A family of doves reside at our cabin in the Sawtooth National Forest. When on our property they spend most of their time observing the bird feeders from the limb of a Lodgepole Pine tree about 75 feet away.
There appear to be six doves that hang around the house. They do not frequent the feeders with the same regularity as the other birds. The doves seem to focus on feeding on the ground near the feeders.
*** Jeff’s Worthless Trivia and Other Thoughts ***
One type of camera and gear that I utilize to photograph wildlife is the Nikon Z9 and Z series of lens. I used the Nikon kit to capture the for this Post images.
The Z9 can capture FULL FRAME 35MM Digital images with 14Bit Color and 45 Megapixels at 20 Frames per second.
So what do those specifications mean from a practical perspective?
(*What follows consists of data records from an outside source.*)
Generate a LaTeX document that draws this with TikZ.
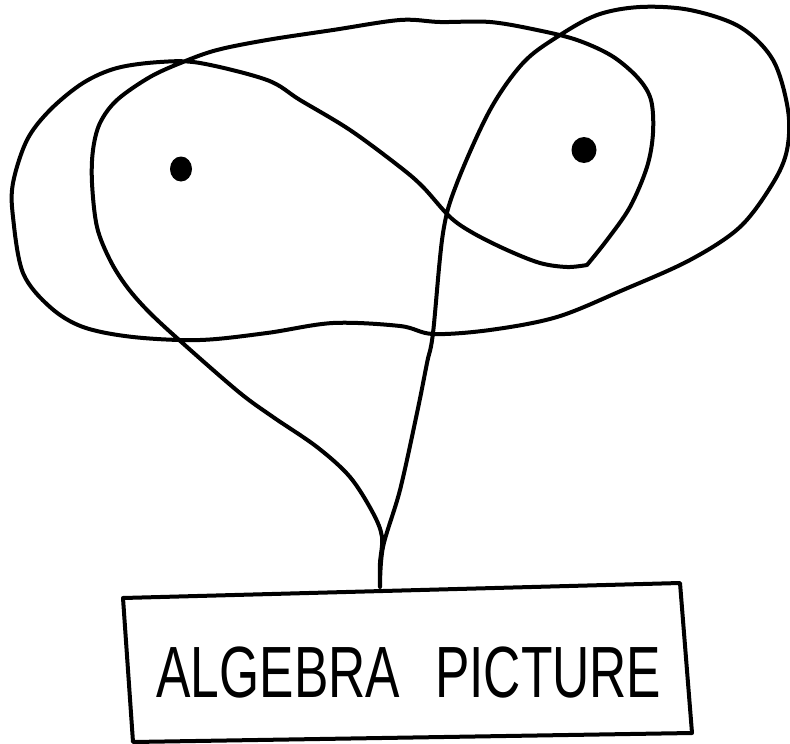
\documentclass[tikz,border=0pt]{standalone}
\usepackage{graphicx}
\usepackage{fontspec}
\setmainfont{Liberation Sans}
\begin{document}
\begin{tikzpicture}[x=1pt,y=-1pt,
  pen/.style={line width=4pt,line cap=round,line join=round,black},
  dotmark/.style={fill=black},
  labeltext/.style={font=\fontsize{72.6pt}{80pt}\selectfont, inner sep=0pt}]
\useasboundingbox (0,0) rectangle (790,744);
% the self-crossing closed curve
\draw[pen] plot[smooth,tension=0.55] coordinates {
 (380,587) (383,547) (400,490) (417,413) (427,363) (433,333) (443,233) (457,183)
 (490,110) (523,63) (557,37) (597,15) (640,7) (690,10) (740,27) (773,60) (788,110)
 (787,150) (773,183) (740,227) (690,260) (623,290) (557,317) (490,330) (433,334)
 (400,326) (333,323) (267,333) (200,340) (133,337) (83,327) (50,307) (23,273)
 (13,217) (13,183) (27,140) (50,110) (83,83) (117,68) (160,62) (200,63) (267,80)
 (300,100) (350,130) (400,167) (423,187) (450,217) (473,233) (507,250) (540,263)
 (567,267) (587,265)}
 -- plot[smooth,tension=0.55] coordinates {
 (587,265) (607,240) (630,207) (647,167) (653,133) (651,100) (638,78)
 (612,56) (577,40) (537,30) (490,22) (440,22) (400,20) (333,30) (267,40) (217,50)
 (183,62) (150,77) (117,100) (100,123) (93,150) (92,183) (97,227) (110,260)
 (127,287) (150,313) (187,347) (240,393) (273,417) (317,447) (350,477) (373,513)
 (382,537) (380,563) (380,587)};
% dots
\fill[dotmark] (181,169) ellipse [x radius=11, y radius=12.5];
\fill[dotmark] (584,150) ellipse [x radius=12.5, y radius=13];
% box
\coordinate (tl) at (123,598);
\coordinate (tr) at (680,583);
\coordinate (br) at (692,733);
\coordinate (bl) at (133,742);
\draw[pen] (tl) -- (tr) -- (br) -- (bl) -- cycle;
\node[labeltext] (label) at (409,673) {\scalebox{0.71}[1]{ALGEBRA\hspace{0.68em}PICTURE}};
\end{tikzpicture}
\end{document}
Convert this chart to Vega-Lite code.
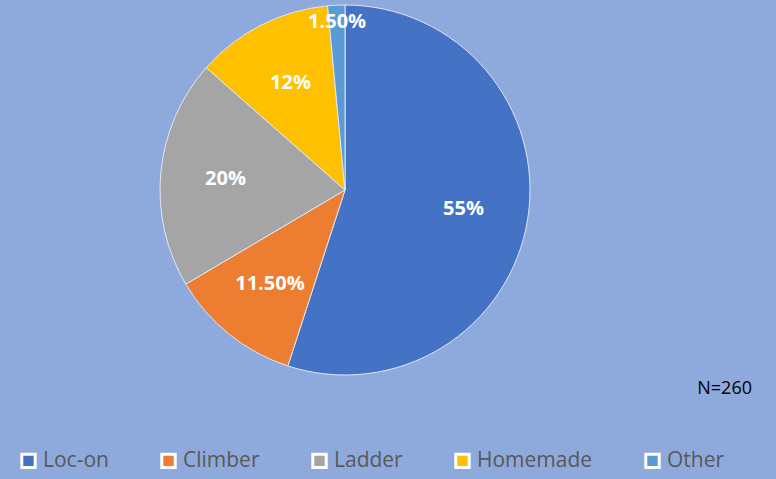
{
  "$schema": "https://vega.github.io/schema/vega-lite/v6.json",
  "width": 654,
  "height": 380,
  "padding": {"left": 18, "top": 0, "right": 104, "bottom": 5},
  "background": "#8EA9DB",
  "config": {"view": {"stroke": null}, "font": "Open Sans"},
  "title": {"text": "N=260", "orient": "bottom", "anchor": "end", "frame": "group", "fontSize": 18, "fontWeight": "normal", "color": "#000000", "font": "Open Sans", "dx": 80, "dy": -98},
  "data": {"values": [
    {"category": "Loc-on", "value": 55, "label": "55%", "rank": 1},
    {"category": "Climber", "value": 11.5, "label": "11.50%", "rank": 2},
    {"category": "Ladder", "value": 20, "label": "20%", "rank": 3},
    {"category": "Homemade", "value": 12, "label": "12%", "rank": 4},
    {"category": "Other", "value": 1.5, "label": "1.50%", "rank": 5}
  ]},
  "encoding": {
    "theta": {"field": "value", "type": "quantitative", "stack": true},
    "order": {"field": "rank", "type": "quantitative", "sort": "ascending"},
    "color": {
      "field": "category", "type": "nominal",
      "sort": ["Loc-on", "Climber", "Ladder", "Homemade", "Other"],
      "scale": {"domain": ["Loc-on", "Climber", "Ladder", "Homemade", "Other"], "range": ["#4472C4", "#ED7D31", "#A5A5A5", "#FFC000", "#5B9BD5"]},
      "legend": {
        "title": null, "orient": "bottom", "direction": "horizontal", "offset": 70,
        "symbolType": "square", "symbolSize": 180, "symbolStrokeColor": "#ffffff", "symbolStrokeWidth": 3, "symbolOpacity": 1,
        "labelFontSize": 21, "labelColor": "#595959", "labelFont": "Open Sans", "columnPadding": 46, "labelOffset": 4
      }
    }
  },
  "layer": [
    {"mark": {"type": "arc", "outerRadius": 185, "stroke": "#dfe7f5", "strokeWidth": 1}},
    {"mark": {"type": "text", "radius": 120, "fontSize": 20, "fontWeight": "bold", "fill": "#ffffff", "font": "Open Sans"},
     "encoding": {
       "text": {"condition": {"test": "datum.category !== 'Other'", "field": "label", "type": "nominal"}, "value": ""}
     }},
    {"mark": {"type": "text", "radius": 168, "fontSize": 20, "fontWeight": "bold", "fill": "#ffffff", "font": "Open Sans"},
     "encoding": {
       "text": {"condition": {"test": "datum.category === 'Other'", "field": "label", "type": "nominal"}, "value": ""}
     }}
  ]
}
It means high resolution images of the mourning doves with terrific color, and depth of field can be captured in a blink of their eyes.
Specifically for this shoot I used the Nikon Z9 camera and the Nikon Z 400MM f/2.8, Nikon Z 560 MM f/4, and Nikon Z 800MM f/6.3 Prime lens’.
I photographed the birds in the early morning with the sun behind me to my left.
The camera is located about 150 feet from the birds.
I photographed with a Gitzo carbon-fiber Tripod.
I photographed with an Arca Swiss C1 Cube Head. I used an Arca Swiss foot to replace the non Arca Swiss foot provided by Nikon. The foot was placed on the Lens not on the camera body
I photographed at the camera and at times hidden from the birds view utlizing a remote trigger (PocketWizard PLUS IIIe with additional 10 PIN cable required for use with Nikon’s).
I photographed configuring the camera manually for its settings. I sometimes use the extremely powerful setting combinations offered with the Z9. However, more often than not, I like full control of the specific aspects and not ranges.
Depending on the light, the lens, and how much I thought the birds would move is used the following settings during the shoot:
Aperture: F/4.5 to f/11
Speed: 1/1250th of a second to 1/4000 of a second
ISO: 400 to 800
Focus: Single Point and 3 dimensional tracking for Wildlife.
What did I use the most? F/8, 1/3200 ISO 640 and Single Point.